Directive:
Restate the data below word for word. Skip any images it contains.

Dataset content:
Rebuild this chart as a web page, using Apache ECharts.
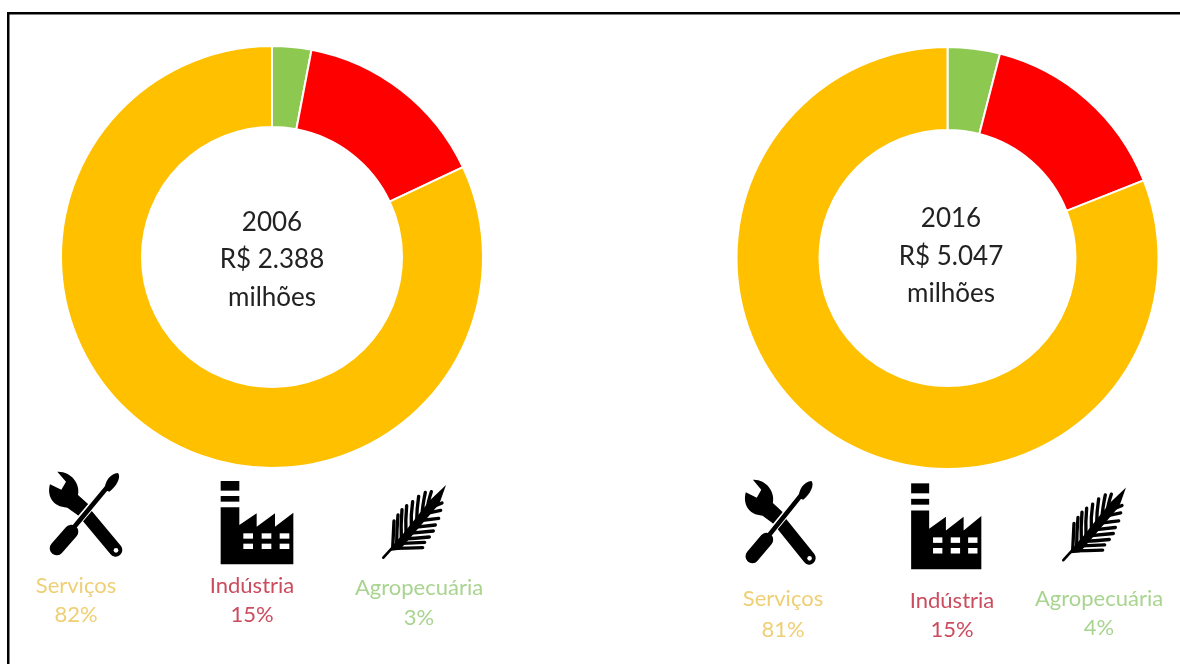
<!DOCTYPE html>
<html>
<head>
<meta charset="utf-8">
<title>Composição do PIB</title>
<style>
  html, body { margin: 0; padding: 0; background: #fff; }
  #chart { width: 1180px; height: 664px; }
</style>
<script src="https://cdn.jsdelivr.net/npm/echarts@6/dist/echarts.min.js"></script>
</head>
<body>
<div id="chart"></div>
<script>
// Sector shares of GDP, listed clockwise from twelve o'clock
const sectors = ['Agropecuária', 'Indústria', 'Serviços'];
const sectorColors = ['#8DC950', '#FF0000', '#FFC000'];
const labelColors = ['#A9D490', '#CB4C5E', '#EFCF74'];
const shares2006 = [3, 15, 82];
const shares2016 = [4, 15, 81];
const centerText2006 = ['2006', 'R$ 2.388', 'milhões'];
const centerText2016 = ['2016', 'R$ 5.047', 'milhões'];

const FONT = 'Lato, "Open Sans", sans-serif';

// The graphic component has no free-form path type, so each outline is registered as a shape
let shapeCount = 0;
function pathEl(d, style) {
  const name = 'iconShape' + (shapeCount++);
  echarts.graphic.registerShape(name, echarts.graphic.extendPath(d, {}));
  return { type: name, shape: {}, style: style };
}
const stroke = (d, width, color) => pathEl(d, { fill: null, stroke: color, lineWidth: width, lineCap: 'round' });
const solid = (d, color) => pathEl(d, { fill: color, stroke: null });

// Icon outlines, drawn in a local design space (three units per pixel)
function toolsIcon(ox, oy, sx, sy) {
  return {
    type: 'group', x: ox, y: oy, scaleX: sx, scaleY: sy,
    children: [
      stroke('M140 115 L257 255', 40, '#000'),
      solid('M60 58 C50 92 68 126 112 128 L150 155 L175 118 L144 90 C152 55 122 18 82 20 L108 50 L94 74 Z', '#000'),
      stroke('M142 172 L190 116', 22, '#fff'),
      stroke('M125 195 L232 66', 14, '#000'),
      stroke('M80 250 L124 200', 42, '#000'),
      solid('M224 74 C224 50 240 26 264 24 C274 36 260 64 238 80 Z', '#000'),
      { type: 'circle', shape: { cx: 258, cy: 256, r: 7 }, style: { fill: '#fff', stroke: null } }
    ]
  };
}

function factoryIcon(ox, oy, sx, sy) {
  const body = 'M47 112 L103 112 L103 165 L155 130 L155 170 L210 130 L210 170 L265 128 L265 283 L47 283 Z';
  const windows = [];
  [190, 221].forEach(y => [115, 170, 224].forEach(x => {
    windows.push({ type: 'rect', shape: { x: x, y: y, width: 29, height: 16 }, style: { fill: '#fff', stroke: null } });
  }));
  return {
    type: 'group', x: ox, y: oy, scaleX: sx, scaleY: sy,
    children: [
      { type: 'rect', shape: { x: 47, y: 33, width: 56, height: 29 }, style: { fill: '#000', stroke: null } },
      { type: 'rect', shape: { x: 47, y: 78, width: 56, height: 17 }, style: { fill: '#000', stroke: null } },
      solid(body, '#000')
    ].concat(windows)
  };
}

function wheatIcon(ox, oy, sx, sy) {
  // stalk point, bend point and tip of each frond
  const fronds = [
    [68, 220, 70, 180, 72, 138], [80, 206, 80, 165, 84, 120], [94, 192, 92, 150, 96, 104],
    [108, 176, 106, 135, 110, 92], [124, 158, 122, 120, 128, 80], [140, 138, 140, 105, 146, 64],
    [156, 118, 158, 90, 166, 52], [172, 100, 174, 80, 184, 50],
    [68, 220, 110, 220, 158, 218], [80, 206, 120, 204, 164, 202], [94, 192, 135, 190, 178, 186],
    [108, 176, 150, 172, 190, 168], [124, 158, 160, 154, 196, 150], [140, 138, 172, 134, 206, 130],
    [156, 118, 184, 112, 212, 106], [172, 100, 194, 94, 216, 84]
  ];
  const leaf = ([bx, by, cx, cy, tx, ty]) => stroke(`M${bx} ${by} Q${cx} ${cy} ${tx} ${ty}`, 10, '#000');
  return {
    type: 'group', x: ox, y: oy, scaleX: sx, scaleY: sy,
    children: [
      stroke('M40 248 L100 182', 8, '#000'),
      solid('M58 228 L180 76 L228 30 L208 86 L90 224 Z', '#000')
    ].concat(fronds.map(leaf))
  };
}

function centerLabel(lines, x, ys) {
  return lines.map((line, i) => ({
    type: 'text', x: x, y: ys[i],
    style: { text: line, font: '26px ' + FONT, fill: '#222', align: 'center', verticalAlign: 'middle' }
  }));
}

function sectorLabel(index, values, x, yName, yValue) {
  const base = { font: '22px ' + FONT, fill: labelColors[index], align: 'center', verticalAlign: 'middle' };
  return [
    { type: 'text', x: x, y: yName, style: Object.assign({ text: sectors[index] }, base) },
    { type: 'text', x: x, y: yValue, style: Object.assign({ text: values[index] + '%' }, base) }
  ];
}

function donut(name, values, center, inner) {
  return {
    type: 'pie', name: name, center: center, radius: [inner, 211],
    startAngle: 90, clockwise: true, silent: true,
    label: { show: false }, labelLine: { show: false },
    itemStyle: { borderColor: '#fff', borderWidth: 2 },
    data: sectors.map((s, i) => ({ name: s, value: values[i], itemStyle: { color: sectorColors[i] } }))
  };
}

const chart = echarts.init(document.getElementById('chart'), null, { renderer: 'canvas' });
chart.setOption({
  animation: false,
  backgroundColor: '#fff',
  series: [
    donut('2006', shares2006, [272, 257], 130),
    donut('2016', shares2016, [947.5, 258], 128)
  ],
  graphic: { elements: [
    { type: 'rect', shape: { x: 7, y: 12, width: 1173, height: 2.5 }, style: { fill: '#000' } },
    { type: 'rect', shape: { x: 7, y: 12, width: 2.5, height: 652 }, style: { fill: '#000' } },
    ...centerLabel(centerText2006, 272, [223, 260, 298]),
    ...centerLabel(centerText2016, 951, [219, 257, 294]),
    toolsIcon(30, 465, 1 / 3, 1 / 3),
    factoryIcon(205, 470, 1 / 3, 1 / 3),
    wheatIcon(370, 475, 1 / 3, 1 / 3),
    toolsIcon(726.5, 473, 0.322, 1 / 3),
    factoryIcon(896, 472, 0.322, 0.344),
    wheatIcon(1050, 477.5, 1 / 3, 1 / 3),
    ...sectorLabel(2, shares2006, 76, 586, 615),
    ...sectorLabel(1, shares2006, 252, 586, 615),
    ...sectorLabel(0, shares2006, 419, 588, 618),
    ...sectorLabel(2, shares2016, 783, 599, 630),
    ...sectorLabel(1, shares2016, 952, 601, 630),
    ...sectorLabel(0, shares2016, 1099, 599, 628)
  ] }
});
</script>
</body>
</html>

Completed task:
Rebuild this chart as a web page, using Apache ECharts.
<!DOCTYPE html>
<html>
<head>
<meta charset="utf-8">
<title>Composição do PIB</title>
<style>
  html, body { margin: 0; padding: 0; background: #fff; }
  #chart { width: 1180px; height: 664px; }
</style>
<script src="https://cdn.jsdelivr.net/npm/echarts@6/dist/echarts.min.js"></script>
</head>
<body>
<div id="chart"></div>
<script>
// Sector shares of GDP, listed clockwise from twelve o'clock
const sectors = ['Agropecuária', 'Indústria', 'Serviços'];
const sectorColors = ['#8DC950', '#FF0000', '#FFC000'];
const labelColors = ['#A9D490', '#CB4C5E', '#EFCF74'];
const shares2006 = [3, 15, 82];
const shares2016 = [4, 15, 81];
const centerText2006 = ['2006', 'R$ 2.388', 'milhões'];
const centerText2016 = ['2016', 'R$ 5.047', 'milhões'];

const FONT = 'Lato, "Open Sans", sans-serif';

// The graphic component has no free-form path type, so each outline is registered as a shape
let shapeCount = 0;
function pathEl(d, style) {
  const name = 'iconShape' + (shapeCount++);
  echarts.graphic.registerShape(name, echarts.graphic.extendPath(d, {}));
  return { type: name, shape: {}, style: style };
}
const stroke = (d, width, color) => pathEl(d, { fill: null, stroke: color, lineWidth: width, lineCap: 'round' });
const solid = (d, color) => pathEl(d, { fill: color, stroke: null });

// Icon outlines, drawn in a local design space (three units per pixel)
function toolsIcon(ox, oy, sx, sy) {
  return {
    type: 'group', x: ox, y: oy, scaleX: sx, scaleY: sy,
    children: [
      stroke('M140 115 L257 255', 40, '#000'),
      solid('M60 58 C50 92 68 126 112 128 L150 155 L175 118 L144 90 C152 55 122 18 82 20 L108 50 L94 74 Z', '#000'),
      stroke('M142 172 L190 116', 22, '#fff'),
      stroke('M125 195 L232 66', 14, '#000'),
      stroke('M80 250 L124 200', 42, '#000'),
      solid('M224 74 C224 50 240 26 264 24 C274 36 260 64 238 80 Z', '#000'),
      { type: 'circle', shape: { cx: 258, cy: 256, r: 7 }, style: { fill: '#fff', stroke: null } }
    ]
  };
}

function factoryIcon(ox, oy, sx, sy) {
  const body = 'M47 112 L103 112 L103 165 L155 130 L155 170 L210 130 L210 170 L265 128 L265 283 L47 283 Z';
  const windows = [];
  [190, 221].forEach(y => [115, 170, 224].forEach(x => {
    windows.push({ type: 'rect', shape: { x: x, y: y, width: 29, height: 16 }, style: { fill: '#fff', stroke: null } });
  }));
  return {
    type: 'group', x: ox, y: oy, scaleX: sx, scaleY: sy,
    children: [
      { type: 'rect', shape: { x: 47, y: 33, width: 56, height: 29 }, style: { fill: '#000', stroke: null } },
      { type: 'rect', shape: { x: 47, y: 78, width: 56, height: 17 }, style: { fill: '#000', stroke: null } },
      solid(body, '#000')
    ].concat(windows)
  };
}

function wheatIcon(ox, oy, sx, sy) {
  // stalk point, bend point and tip of each frond
  const fronds = [
    [68, 220, 70, 180, 72, 138], [80, 206, 80, 165, 84, 120], [94, 192, 92, 150, 96, 104],
    [108, 176, 106, 135, 110, 92], [124, 158, 122, 120, 128, 80], [140, 138, 140, 105, 146, 64],
    [156, 118, 158, 90, 166, 52], [172, 100, 174, 80, 184, 50],
    [68, 220, 110, 220, 158, 218], [80, 206, 120, 204, 164, 202], [94, 192, 135, 190, 178, 186],
    [108, 176, 150, 172, 190, 168], [124, 158, 160, 154, 196, 150], [140, 138, 172, 134, 206, 130],
    [156, 118, 184, 112, 212, 106], [172, 100, 194, 94, 216, 84]
  ];
  const leaf = ([bx, by, cx, cy, tx, ty]) => stroke(`M${bx} ${by} Q${cx} ${cy} ${tx} ${ty}`, 10, '#000');
  return {
    type: 'group', x: ox, y: oy, scaleX: sx, scaleY: sy,
    children: [
      stroke('M40 248 L100 182', 8, '#000'),
      solid('M58 228 L180 76 L228 30 L208 86 L90 224 Z', '#000')
    ].concat(fronds.map(leaf))
  };
}

function centerLabel(lines, x, ys) {
  return lines.map((line, i) => ({
    type: 'text', x: x, y: ys[i],
    style: { text: line, font: '26px ' + FONT, fill: '#222', align: 'center', verticalAlign: 'middle' }
  }));
}

function sectorLabel(index, values, x, yName, yValue) {
  const base = { font: '22px ' + FONT, fill: labelColors[index], align: 'center', verticalAlign: 'middle' };
  return [
    { type: 'text', x: x, y: yName, style: Object.assign({ text: sectors[index] }, base) },
    { type: 'text', x: x, y: yValue, style: Object.assign({ text: values[index] + '%' }, base) }
  ];
}

function donut(name, values, center, inner) {
  return {
    type: 'pie', name: name, center: center, radius: [inner, 211],
    startAngle: 90, clockwise: true, silent: true,
    label: { show: false }, labelLine: { show: false },
    itemStyle: { borderColor: '#fff', borderWidth: 2 },
    data: sectors.map((s, i) => ({ name: s, value: values[i], itemStyle: { color: sectorColors[i] } }))
  };
}

const chart = echarts.init(document.getElementById('chart'), null, { renderer: 'canvas' });
chart.setOption({
  animation: false,
  backgroundColor: '#fff',
  series: [
    donut('2006', shares2006, [272, 257], 130),
    donut('2016', shares2016, [947.5, 258], 128)
  ],
  graphic: { elements: [
    { type: 'rect', shape: { x: 7, y: 12, width: 1173, height: 2.5 }, style: { fill: '#000' } },
    { type: 'rect', shape: { x: 7, y: 12, width: 2.5, height: 652 }, style: { fill: '#000' } },
    ...centerLabel(centerText2006, 272, [223, 260, 298]),
    ...centerLabel(centerText2016, 951, [219, 257, 294]),
    toolsIcon(30, 465, 1 / 3, 1 / 3),
    factoryIcon(205, 470, 1 / 3, 1 / 3),
    wheatIcon(370, 475, 1 / 3, 1 / 3),
    toolsIcon(726.5, 473, 0.322, 1 / 3),
    factoryIcon(896, 472, 0.322, 0.344),
    wheatIcon(1050, 477.5, 1 / 3, 1 / 3),
    ...sectorLabel(2, shares2006, 76, 586, 615),
    ...sectorLabel(1, shares2006, 252, 586, 615),
    ...sectorLabel(0, shares2006, 419, 588, 618),
    ...sectorLabel(2, shares2016, 783, 599, 630),
    ...sectorLabel(1, shares2016, 952, 601, 630),
    ...sectorLabel(0, shares2016, 1099, 599, 628)
  ] }
});
</script>
</body>
</html>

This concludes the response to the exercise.